==== Task material

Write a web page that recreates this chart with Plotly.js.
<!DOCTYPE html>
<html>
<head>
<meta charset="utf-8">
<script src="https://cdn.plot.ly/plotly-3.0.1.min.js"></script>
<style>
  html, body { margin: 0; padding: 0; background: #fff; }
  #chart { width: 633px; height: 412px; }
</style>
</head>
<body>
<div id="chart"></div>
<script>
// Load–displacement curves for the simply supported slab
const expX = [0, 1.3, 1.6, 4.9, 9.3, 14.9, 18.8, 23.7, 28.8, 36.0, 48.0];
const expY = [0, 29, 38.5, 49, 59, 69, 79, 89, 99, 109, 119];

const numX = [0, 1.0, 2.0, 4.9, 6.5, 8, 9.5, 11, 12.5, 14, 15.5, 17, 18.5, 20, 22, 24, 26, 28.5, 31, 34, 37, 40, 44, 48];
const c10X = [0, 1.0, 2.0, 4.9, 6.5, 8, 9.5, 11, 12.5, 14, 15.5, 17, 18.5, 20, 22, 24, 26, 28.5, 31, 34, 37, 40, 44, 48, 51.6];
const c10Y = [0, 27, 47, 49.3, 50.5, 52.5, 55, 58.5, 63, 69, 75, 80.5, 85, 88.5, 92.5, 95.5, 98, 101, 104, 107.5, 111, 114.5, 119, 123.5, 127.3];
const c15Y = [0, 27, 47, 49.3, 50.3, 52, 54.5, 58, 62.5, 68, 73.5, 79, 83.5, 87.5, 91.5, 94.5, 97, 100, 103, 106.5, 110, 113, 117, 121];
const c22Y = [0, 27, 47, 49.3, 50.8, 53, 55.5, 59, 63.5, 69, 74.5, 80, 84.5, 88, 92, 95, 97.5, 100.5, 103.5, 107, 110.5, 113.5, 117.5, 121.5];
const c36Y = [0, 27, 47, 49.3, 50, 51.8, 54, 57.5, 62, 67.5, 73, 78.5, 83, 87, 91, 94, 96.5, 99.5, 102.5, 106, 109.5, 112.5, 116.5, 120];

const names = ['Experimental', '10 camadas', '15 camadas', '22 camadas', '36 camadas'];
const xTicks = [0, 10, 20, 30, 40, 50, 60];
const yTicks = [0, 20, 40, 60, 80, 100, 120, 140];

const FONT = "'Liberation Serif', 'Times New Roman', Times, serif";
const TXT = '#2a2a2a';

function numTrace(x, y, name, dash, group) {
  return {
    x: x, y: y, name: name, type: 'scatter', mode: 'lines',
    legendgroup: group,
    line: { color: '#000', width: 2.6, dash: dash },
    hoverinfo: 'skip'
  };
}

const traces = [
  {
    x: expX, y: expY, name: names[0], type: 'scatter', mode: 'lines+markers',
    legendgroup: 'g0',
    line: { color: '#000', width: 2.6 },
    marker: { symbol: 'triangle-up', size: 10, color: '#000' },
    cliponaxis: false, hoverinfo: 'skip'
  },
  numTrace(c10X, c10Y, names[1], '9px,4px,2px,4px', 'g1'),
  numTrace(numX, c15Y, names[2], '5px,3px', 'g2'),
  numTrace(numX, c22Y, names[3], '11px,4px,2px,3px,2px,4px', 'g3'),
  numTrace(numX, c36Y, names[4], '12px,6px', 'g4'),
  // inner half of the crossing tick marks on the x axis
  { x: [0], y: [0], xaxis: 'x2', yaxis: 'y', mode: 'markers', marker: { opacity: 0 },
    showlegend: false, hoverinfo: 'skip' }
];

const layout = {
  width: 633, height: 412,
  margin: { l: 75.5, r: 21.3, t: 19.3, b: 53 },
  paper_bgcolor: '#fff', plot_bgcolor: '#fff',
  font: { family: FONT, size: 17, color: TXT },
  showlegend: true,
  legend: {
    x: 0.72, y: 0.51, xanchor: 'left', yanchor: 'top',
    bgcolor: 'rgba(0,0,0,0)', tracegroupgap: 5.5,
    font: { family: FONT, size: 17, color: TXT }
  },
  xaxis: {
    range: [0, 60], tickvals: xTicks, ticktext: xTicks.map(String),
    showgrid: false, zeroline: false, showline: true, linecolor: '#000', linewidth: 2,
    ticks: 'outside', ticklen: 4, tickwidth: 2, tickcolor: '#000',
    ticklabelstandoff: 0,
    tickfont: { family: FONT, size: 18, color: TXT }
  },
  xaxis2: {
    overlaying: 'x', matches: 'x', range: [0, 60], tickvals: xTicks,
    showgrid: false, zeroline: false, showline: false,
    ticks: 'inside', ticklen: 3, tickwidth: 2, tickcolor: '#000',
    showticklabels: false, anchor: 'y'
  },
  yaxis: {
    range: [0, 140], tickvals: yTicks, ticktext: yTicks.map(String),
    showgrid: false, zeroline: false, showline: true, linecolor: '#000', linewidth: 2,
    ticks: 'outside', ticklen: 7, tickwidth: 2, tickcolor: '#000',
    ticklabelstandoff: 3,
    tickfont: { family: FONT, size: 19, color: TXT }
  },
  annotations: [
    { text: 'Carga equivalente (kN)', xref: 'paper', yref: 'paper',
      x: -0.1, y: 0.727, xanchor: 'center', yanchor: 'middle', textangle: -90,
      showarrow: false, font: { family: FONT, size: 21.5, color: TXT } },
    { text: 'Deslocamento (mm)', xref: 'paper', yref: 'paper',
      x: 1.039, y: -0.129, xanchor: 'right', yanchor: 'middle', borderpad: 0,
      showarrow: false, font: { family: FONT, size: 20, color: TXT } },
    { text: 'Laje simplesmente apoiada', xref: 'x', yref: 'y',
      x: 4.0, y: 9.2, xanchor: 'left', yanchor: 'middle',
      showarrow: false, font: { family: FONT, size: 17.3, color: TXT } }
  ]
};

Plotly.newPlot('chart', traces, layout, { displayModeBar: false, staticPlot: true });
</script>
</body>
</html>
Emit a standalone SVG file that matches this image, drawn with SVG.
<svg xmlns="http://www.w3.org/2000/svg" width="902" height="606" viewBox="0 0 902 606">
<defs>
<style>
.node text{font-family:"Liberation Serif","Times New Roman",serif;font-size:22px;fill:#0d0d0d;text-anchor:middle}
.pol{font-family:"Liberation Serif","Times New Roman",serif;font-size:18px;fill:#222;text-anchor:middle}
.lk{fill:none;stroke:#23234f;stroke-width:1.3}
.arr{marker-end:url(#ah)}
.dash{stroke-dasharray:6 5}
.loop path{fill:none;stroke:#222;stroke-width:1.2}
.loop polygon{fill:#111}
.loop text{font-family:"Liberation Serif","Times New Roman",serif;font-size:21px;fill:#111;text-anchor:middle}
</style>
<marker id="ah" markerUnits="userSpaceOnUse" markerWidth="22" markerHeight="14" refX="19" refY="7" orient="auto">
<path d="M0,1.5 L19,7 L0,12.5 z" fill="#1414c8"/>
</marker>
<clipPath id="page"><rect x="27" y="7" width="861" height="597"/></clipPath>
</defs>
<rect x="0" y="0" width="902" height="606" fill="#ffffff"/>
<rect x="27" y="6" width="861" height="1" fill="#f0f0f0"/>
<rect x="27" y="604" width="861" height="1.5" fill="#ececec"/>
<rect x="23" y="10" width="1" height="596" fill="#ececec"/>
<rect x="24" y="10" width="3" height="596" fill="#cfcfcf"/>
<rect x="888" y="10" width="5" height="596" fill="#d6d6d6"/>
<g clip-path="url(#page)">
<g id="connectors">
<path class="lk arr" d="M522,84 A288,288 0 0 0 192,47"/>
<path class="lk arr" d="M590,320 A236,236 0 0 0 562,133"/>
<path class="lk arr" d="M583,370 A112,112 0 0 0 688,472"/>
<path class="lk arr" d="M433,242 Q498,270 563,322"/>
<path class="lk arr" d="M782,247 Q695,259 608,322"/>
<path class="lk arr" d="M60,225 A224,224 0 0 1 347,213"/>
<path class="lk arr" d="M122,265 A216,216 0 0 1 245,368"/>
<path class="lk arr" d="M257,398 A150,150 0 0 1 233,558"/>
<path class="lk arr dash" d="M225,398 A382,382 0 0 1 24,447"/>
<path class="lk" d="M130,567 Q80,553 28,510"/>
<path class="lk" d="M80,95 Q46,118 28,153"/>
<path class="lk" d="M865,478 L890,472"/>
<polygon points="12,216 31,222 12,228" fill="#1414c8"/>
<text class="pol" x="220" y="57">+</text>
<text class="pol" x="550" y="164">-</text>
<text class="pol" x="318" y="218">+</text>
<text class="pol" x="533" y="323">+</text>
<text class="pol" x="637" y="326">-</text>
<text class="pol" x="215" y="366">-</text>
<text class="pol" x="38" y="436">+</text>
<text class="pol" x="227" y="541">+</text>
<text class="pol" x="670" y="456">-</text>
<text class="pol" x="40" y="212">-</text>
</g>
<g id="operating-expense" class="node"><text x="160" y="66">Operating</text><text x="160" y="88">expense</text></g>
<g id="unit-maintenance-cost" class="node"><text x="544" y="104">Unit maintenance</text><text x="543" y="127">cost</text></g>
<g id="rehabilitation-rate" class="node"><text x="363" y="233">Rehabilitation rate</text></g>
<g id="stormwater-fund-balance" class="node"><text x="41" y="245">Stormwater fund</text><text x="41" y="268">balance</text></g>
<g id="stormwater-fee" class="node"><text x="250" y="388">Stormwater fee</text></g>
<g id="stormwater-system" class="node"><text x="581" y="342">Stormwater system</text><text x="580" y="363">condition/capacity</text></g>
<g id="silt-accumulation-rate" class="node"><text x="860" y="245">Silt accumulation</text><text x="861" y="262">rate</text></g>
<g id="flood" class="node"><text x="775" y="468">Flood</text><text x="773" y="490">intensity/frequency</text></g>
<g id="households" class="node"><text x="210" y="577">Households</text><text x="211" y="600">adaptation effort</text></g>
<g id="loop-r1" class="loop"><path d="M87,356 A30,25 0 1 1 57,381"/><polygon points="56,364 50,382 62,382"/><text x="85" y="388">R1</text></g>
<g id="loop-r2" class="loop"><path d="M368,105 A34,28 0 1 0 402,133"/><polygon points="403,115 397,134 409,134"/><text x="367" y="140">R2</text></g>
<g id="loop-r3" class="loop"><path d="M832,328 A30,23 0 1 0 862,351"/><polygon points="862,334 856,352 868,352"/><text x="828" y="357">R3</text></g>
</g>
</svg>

========

Output exactly the leading lines of the data, up to and including the line marked by "const yTicks = [0, 20, 40, 60, 80, 100, 120, 140];".

**Output below**.
Write a web page that recreates this chart with Plotly.js.
<!DOCTYPE html>
<html>
<head>
<meta charset="utf-8">
<script src="https://cdn.plot.ly/plotly-3.0.1.min.js"></script>
<style>
  html, body { margin: 0; padding: 0; background: #fff; }
  #chart { width: 633px; height: 412px; }
</style>
</head>
<body>
<div id="chart"></div>
<script>
// Load–displacement curves for the simply supported slab
const expX = [0, 1.3, 1.6, 4.9, 9.3, 14.9, 18.8, 23.7, 28.8, 36.0, 48.0];
const expY = [0, 29, 38.5, 49, 59, 69, 79, 89, 99, 109, 119];

const numX = [0, 1.0, 2.0, 4.9, 6.5, 8, 9.5, 11, 12.5, 14, 15.5, 17, 18.5, 20, 22, 24, 26, 28.5, 31, 34, 37, 40, 44, 48];
const c10X = [0, 1.0, 2.0, 4.9, 6.5, 8, 9.5, 11, 12.5, 14, 15.5, 17, 18.5, 20, 22, 24, 26, 28.5, 31, 34, 37, 40, 44, 48, 51.6];
const c10Y = [0, 27, 47, 49.3, 50.5, 52.5, 55, 58.5, 63, 69, 75, 80.5, 85, 88.5, 92.5, 95.5, 98, 101, 104, 107.5, 111, 114.5, 119, 123.5, 127.3];
const c15Y = [0, 27, 47, 49.3, 50.3, 52, 54.5, 58, 62.5, 68, 73.5, 79, 83.5, 87.5, 91.5, 94.5, 97, 100, 103, 106.5, 110, 113, 117, 121];
const c22Y = [0, 27, 47, 49.3, 50.8, 53, 55.5, 59, 63.5, 69, 74.5, 80, 84.5, 88, 92, 95, 97.5, 100.5, 103.5, 107, 110.5, 113.5, 117.5, 121.5];
const c36Y = [0, 27, 47, 49.3, 50, 51.8, 54, 57.5, 62, 67.5, 73, 78.5, 83, 87, 91, 94, 96.5, 99.5, 102.5, 106, 109.5, 112.5, 116.5, 120];

const names = ['Experimental', '10 camadas', '15 camadas', '22 camadas', '36 camadas'];
const xTicks = [0, 10, 20, 30, 40, 50, 60];
const yTicks = [0, 20, 40, 60, 80, 100, 120, 140];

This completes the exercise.